== Exercise details ==
In this exercise, return the whole listing exactly, excluding any images.

[START]

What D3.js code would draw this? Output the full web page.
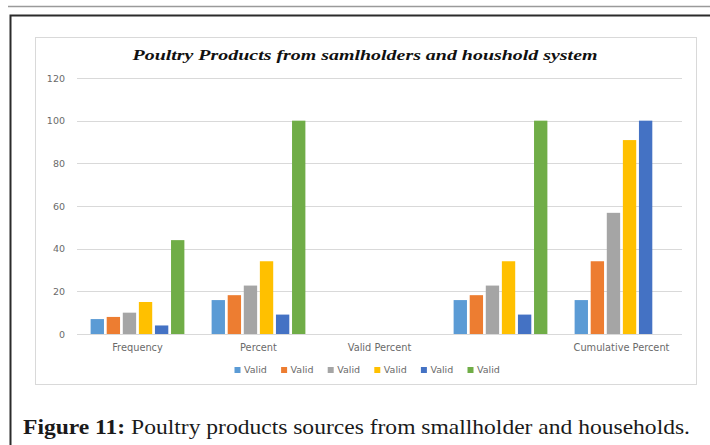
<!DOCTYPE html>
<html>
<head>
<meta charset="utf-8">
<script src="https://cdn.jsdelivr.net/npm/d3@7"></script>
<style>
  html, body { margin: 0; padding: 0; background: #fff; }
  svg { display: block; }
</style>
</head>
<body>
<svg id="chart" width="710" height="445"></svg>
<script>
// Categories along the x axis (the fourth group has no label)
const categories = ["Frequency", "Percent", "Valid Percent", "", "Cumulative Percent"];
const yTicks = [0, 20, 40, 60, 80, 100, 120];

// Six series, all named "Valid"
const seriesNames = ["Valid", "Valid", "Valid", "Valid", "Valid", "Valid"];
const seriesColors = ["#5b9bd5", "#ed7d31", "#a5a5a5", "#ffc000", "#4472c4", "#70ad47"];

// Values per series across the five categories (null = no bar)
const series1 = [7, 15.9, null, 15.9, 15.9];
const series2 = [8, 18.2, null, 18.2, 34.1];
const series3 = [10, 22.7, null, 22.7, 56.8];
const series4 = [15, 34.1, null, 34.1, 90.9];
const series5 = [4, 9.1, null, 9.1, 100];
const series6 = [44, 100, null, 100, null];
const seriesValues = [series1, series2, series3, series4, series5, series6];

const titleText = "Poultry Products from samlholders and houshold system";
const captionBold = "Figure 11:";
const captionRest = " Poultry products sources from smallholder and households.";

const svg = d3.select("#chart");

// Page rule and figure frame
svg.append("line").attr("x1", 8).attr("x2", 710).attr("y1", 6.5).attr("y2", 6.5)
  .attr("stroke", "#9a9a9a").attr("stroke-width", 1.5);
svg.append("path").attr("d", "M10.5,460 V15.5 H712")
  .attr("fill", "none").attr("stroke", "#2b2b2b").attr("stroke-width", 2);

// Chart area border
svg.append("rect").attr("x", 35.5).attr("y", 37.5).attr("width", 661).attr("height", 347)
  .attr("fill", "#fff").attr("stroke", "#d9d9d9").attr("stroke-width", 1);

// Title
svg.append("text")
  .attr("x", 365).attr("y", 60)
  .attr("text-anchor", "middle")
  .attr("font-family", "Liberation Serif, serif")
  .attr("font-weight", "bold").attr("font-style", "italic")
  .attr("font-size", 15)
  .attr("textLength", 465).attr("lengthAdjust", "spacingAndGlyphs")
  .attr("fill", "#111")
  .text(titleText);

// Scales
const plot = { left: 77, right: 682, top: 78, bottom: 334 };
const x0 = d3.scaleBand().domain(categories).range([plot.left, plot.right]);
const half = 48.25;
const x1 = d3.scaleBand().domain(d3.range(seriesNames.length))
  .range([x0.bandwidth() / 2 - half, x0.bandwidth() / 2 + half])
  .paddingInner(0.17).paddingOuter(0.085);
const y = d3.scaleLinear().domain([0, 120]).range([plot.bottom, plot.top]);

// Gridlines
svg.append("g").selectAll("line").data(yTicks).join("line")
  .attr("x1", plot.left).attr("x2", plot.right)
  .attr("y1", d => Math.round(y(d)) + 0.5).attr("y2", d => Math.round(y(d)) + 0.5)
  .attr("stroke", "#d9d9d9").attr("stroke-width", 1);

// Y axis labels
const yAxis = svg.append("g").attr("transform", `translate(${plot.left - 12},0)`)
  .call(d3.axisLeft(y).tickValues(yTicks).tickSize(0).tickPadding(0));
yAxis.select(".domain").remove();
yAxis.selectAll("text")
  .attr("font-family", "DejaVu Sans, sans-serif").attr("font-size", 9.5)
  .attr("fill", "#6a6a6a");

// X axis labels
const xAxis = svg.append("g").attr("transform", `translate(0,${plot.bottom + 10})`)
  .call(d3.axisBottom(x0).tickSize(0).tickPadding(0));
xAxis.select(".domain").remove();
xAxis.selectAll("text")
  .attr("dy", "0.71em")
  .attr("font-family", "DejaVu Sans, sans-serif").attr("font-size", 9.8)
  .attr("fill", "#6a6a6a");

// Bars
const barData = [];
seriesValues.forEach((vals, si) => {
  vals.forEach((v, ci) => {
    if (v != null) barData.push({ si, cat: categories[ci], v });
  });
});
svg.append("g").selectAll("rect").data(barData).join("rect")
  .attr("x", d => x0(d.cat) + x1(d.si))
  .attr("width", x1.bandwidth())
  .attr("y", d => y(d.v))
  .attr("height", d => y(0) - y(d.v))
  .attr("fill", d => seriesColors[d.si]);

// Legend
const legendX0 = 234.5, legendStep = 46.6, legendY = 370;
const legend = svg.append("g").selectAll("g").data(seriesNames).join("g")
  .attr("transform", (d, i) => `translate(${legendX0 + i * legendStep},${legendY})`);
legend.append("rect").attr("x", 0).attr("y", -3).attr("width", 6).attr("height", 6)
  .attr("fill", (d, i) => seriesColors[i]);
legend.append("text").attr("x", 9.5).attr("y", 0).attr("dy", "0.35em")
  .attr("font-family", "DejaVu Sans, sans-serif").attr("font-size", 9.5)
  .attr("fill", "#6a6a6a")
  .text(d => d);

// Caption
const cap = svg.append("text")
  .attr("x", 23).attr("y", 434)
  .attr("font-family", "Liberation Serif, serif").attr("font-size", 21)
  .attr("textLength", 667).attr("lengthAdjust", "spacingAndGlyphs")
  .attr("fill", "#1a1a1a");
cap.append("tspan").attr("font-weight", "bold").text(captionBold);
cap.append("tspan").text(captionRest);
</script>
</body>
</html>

[END]

== Expected output ==
What D3.js code would draw this? Output the full web page.
<!DOCTYPE html>
<html>
<head>
<meta charset="utf-8">
<script src="https://cdn.jsdelivr.net/npm/d3@7"></script>
<style>
  html, body { margin: 0; padding: 0; background: #fff; }
  svg { display: block; }
</style>
</head>
<body>
<svg id="chart" width="710" height="445"></svg>
<script>
// Categories along the x axis (the fourth group has no label)
const categories = ["Frequency", "Percent", "Valid Percent", "", "Cumulative Percent"];
const yTicks = [0, 20, 40, 60, 80, 100, 120];

// Six series, all named "Valid"
const seriesNames = ["Valid", "Valid", "Valid", "Valid", "Valid", "Valid"];
const seriesColors = ["#5b9bd5", "#ed7d31", "#a5a5a5", "#ffc000", "#4472c4", "#70ad47"];

// Values per series across the five categories (null = no bar)
const series1 = [7, 15.9, null, 15.9, 15.9];
const series2 = [8, 18.2, null, 18.2, 34.1];
const series3 = [10, 22.7, null, 22.7, 56.8];
const series4 = [15, 34.1, null, 34.1, 90.9];
const series5 = [4, 9.1, null, 9.1, 100];
const series6 = [44, 100, null, 100, null];
const seriesValues = [series1, series2, series3, series4, series5, series6];

const titleText = "Poultry Products from samlholders and houshold system";
const captionBold = "Figure 11:";
const captionRest = " Poultry products sources from smallholder and households.";

const svg = d3.select("#chart");

// Page rule and figure frame
svg.append("line").attr("x1", 8).attr("x2", 710).attr("y1", 6.5).attr("y2", 6.5)
  .attr("stroke", "#9a9a9a").attr("stroke-width", 1.5);
svg.append("path").attr("d", "M10.5,460 V15.5 H712")
  .attr("fill", "none").attr("stroke", "#2b2b2b").attr("stroke-width", 2);

// Chart area border
svg.append("rect").attr("x", 35.5).attr("y", 37.5).attr("width", 661).attr("height", 347)
  .attr("fill", "#fff").attr("stroke", "#d9d9d9").attr("stroke-width", 1);

// Title
svg.append("text")
  .attr("x", 365).attr("y", 60)
  .attr("text-anchor", "middle")
  .attr("font-family", "Liberation Serif, serif")
  .attr("font-weight", "bold").attr("font-style", "italic")
  .attr("font-size", 15)
  .attr("textLength", 465).attr("lengthAdjust", "spacingAndGlyphs")
  .attr("fill", "#111")
  .text(titleText);

// Scales
const plot = { left: 77, right: 682, top: 78, bottom: 334 };
const x0 = d3.scaleBand().domain(categories).range([plot.left, plot.right]);
const half = 48.25;
const x1 = d3.scaleBand().domain(d3.range(seriesNames.length))
  .range([x0.bandwidth() / 2 - half, x0.bandwidth() / 2 + half])
  .paddingInner(0.17).paddingOuter(0.085);
const y = d3.scaleLinear().domain([0, 120]).range([plot.bottom, plot.top]);

// Gridlines
svg.append("g").selectAll("line").data(yTicks).join("line")
  .attr("x1", plot.left).attr("x2", plot.right)
  .attr("y1", d => Math.round(y(d)) + 0.5).attr("y2", d => Math.round(y(d)) + 0.5)
  .attr("stroke", "#d9d9d9").attr("stroke-width", 1);

// Y axis labels
const yAxis = svg.append("g").attr("transform", `translate(${plot.left - 12},0)`)
  .call(d3.axisLeft(y).tickValues(yTicks).tickSize(0).tickPadding(0));
yAxis.select(".domain").remove();
yAxis.selectAll("text")
  .attr("font-family", "DejaVu Sans, sans-serif").attr("font-size", 9.5)
  .attr("fill", "#6a6a6a");

// X axis labels
const xAxis = svg.append("g").attr("transform", `translate(0,${plot.bottom + 10})`)
  .call(d3.axisBottom(x0).tickSize(0).tickPadding(0));
xAxis.select(".domain").remove();
xAxis.selectAll("text")
  .attr("dy", "0.71em")
  .attr("font-family", "DejaVu Sans, sans-serif").attr("font-size", 9.8)
  .attr("fill", "#6a6a6a");

// Bars
const barData = [];
seriesValues.forEach((vals, si) => {
  vals.forEach((v, ci) => {
    if (v != null) barData.push({ si, cat: categories[ci], v });
  });
});
svg.append("g").selectAll("rect").data(barData).join("rect")
  .attr("x", d => x0(d.cat) + x1(d.si))
  .attr("width", x1.bandwidth())
  .attr("y", d => y(d.v))
  .attr("height", d => y(0) - y(d.v))
  .attr("fill", d => seriesColors[d.si]);

// Legend
const legendX0 = 234.5, legendStep = 46.6, legendY = 370;
const legend = svg.append("g").selectAll("g").data(seriesNames).join("g")
  .attr("transform", (d, i) => `translate(${legendX0 + i * legendStep},${legendY})`);
legend.append("rect").attr("x", 0).attr("y", -3).attr("width", 6).attr("height", 6)
  .attr("fill", (d, i) => seriesColors[i]);
legend.append("text").attr("x", 9.5).attr("y", 0).attr("dy", "0.35em")
  .attr("font-family", "DejaVu Sans, sans-serif").attr("font-size", 9.5)
  .attr("fill", "#6a6a6a")
  .text(d => d);

// Caption
const cap = svg.append("text")
  .attr("x", 23).attr("y", 434)
  .attr("font-family", "Liberation Serif, serif").attr("font-size", 21)
  .attr("textLength", 667).attr("lengthAdjust", "spacingAndGlyphs")
  .attr("fill", "#1a1a1a");
cap.append("tspan").attr("font-weight", "bold").text(captionBold);
cap.append("tspan").text(captionRest);
</script>
</body>
</html>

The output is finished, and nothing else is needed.